What is expected: Please transcribe the data below exactly. Leave the pictures out.

━━━━━ Data section

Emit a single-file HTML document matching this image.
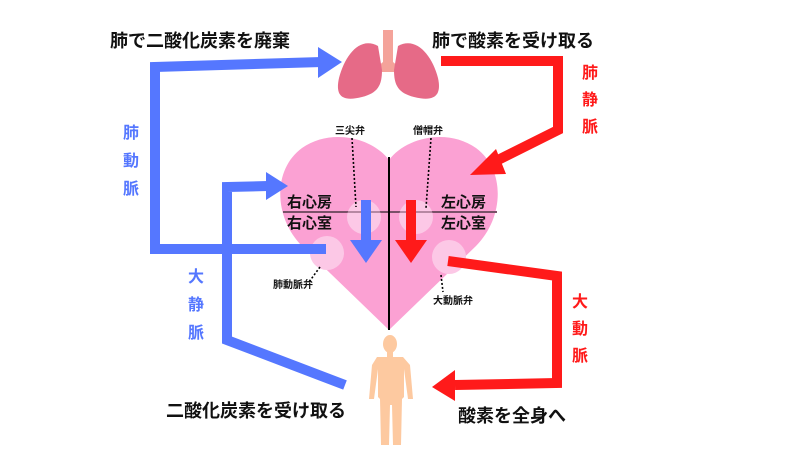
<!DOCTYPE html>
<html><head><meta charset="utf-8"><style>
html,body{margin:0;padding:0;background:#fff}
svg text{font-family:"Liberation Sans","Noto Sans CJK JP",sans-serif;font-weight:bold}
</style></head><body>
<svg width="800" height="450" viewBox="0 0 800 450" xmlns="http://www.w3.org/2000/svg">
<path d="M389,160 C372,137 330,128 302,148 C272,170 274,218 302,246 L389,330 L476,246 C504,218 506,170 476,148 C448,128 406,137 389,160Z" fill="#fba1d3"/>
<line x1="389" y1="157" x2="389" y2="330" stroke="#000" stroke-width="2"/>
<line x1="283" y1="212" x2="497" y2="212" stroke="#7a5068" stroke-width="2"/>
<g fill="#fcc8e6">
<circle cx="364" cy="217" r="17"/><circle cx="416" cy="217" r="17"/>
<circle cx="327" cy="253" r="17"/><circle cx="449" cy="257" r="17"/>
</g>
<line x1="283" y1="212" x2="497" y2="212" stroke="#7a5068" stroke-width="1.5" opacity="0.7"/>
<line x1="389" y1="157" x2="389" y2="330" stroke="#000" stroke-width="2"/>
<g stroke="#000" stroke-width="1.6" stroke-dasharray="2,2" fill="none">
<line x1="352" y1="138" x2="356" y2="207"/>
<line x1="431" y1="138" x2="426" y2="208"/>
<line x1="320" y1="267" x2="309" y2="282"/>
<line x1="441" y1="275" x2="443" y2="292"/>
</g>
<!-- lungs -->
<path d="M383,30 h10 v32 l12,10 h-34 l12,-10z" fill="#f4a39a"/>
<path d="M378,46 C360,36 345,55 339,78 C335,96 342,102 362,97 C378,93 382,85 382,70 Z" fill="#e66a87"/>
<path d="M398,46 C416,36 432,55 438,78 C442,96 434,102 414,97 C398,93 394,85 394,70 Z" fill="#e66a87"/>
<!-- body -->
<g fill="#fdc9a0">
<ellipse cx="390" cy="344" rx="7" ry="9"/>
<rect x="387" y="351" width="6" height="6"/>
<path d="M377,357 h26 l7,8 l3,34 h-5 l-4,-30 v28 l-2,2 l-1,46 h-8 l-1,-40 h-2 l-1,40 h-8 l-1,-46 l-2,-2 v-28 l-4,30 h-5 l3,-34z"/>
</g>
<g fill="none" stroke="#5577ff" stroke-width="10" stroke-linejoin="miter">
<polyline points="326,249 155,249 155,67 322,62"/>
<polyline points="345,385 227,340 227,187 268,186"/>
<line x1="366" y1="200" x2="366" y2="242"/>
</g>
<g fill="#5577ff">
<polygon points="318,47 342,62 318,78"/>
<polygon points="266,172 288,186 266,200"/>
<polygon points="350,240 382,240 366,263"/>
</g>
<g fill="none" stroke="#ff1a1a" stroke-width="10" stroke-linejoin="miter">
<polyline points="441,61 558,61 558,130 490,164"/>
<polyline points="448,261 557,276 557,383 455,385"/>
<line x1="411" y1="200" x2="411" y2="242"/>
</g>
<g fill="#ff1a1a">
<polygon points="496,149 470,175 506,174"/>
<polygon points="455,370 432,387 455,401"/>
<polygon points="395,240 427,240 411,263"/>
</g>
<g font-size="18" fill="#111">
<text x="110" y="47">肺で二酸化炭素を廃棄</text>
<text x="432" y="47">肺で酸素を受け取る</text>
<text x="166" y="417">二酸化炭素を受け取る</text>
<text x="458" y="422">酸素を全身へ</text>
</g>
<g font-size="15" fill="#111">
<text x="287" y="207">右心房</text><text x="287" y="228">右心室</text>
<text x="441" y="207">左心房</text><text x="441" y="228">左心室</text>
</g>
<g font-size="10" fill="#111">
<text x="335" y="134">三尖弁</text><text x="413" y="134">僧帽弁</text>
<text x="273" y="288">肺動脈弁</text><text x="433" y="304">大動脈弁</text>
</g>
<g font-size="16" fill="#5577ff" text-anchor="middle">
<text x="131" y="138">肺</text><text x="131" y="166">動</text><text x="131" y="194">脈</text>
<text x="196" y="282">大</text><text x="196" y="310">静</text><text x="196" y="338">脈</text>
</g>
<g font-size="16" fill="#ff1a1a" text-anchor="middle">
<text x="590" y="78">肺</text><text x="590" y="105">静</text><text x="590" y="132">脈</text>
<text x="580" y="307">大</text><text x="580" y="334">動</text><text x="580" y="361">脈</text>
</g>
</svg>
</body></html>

━━━━━━━━━━

The output:
Emit a single-file HTML document matching this image.
<!DOCTYPE html>
<html><head><meta charset="utf-8"><style>
html,body{margin:0;padding:0;background:#fff}
svg text{font-family:"Liberation Sans","Noto Sans CJK JP",sans-serif;font-weight:bold}
</style></head><body>
<svg width="800" height="450" viewBox="0 0 800 450" xmlns="http://www.w3.org/2000/svg">
<path d="M389,160 C372,137 330,128 302,148 C272,170 274,218 302,246 L389,330 L476,246 C504,218 506,170 476,148 C448,128 406,137 389,160Z" fill="#fba1d3"/>
<line x1="389" y1="157" x2="389" y2="330" stroke="#000" stroke-width="2"/>
<line x1="283" y1="212" x2="497" y2="212" stroke="#7a5068" stroke-width="2"/>
<g fill="#fcc8e6">
<circle cx="364" cy="217" r="17"/><circle cx="416" cy="217" r="17"/>
<circle cx="327" cy="253" r="17"/><circle cx="449" cy="257" r="17"/>
</g>
<line x1="283" y1="212" x2="497" y2="212" stroke="#7a5068" stroke-width="1.5" opacity="0.7"/>
<line x1="389" y1="157" x2="389" y2="330" stroke="#000" stroke-width="2"/>
<g stroke="#000" stroke-width="1.6" stroke-dasharray="2,2" fill="none">
<line x1="352" y1="138" x2="356" y2="207"/>
<line x1="431" y1="138" x2="426" y2="208"/>
<line x1="320" y1="267" x2="309" y2="282"/>
<line x1="441" y1="275" x2="443" y2="292"/>
</g>
<!-- lungs -->
<path d="M383,30 h10 v32 l12,10 h-34 l12,-10z" fill="#f4a39a"/>
<path d="M378,46 C360,36 345,55 339,78 C335,96 342,102 362,97 C378,93 382,85 382,70 Z" fill="#e66a87"/>
<path d="M398,46 C416,36 432,55 438,78 C442,96 434,102 414,97 C398,93 394,85 394,70 Z" fill="#e66a87"/>
<!-- body -->
<g fill="#fdc9a0">
<ellipse cx="390" cy="344" rx="7" ry="9"/>
<rect x="387" y="351" width="6" height="6"/>
<path d="M377,357 h26 l7,8 l3,34 h-5 l-4,-30 v28 l-2,2 l-1,46 h-8 l-1,-40 h-2 l-1,40 h-8 l-1,-46 l-2,-2 v-28 l-4,30 h-5 l3,-34z"/>
</g>
<g fill="none" stroke="#5577ff" stroke-width="10" stroke-linejoin="miter">
<polyline points="326,249 155,249 155,67 322,62"/>
<polyline points="345,385 227,340 227,187 268,186"/>
<line x1="366" y1="200" x2="366" y2="242"/>
</g>
<g fill="#5577ff">
<polygon points="318,47 342,62 318,78"/>
<polygon points="266,172 288,186 266,200"/>
<polygon points="350,240 382,240 366,263"/>
</g>
<g fill="none" stroke="#ff1a1a" stroke-width="10" stroke-linejoin="miter">
<polyline points="441,61 558,61 558,130 490,164"/>
<polyline points="448,261 557,276 557,383 455,385"/>
<line x1="411" y1="200" x2="411" y2="242"/>
</g>
<g fill="#ff1a1a">
<polygon points="496,149 470,175 506,174"/>
<polygon points="455,370 432,387 455,401"/>
<polygon points="395,240 427,240 411,263"/>
</g>
<g font-size="18" fill="#111">
<text x="110" y="47">肺で二酸化炭素を廃棄</text>
<text x="432" y="47">肺で酸素を受け取る</text>
<text x="166" y="417">二酸化炭素を受け取る</text>
<text x="458" y="422">酸素を全身へ</text>
</g>
<g font-size="15" fill="#111">
<text x="287" y="207">右心房</text><text x="287" y="228">右心室</text>
<text x="441" y="207">左心房</text><text x="441" y="228">左心室</text>
</g>
<g font-size="10" fill="#111">
<text x="335" y="134">三尖弁</text><text x="413" y="134">僧帽弁</text>
<text x="273" y="288">肺動脈弁</text><text x="433" y="304">大動脈弁</text>
</g>
<g font-size="16" fill="#5577ff" text-anchor="middle">
<text x="131" y="138">肺</text><text x="131" y="166">動</text><text x="131" y="194">脈</text>
<text x="196" y="282">大</text><text x="196" y="310">静</text><text x="196" y="338">脈</text>
</g>
<g font-size="16" fill="#ff1a1a" text-anchor="middle">
<text x="590" y="78">肺</text><text x="590" y="105">静</text><text x="590" y="132">脈</text>
<text x="580" y="307">大</text><text x="580" y="334">動</text><text x="580" y="361">脈</text>
</g>
</svg>
</body></html>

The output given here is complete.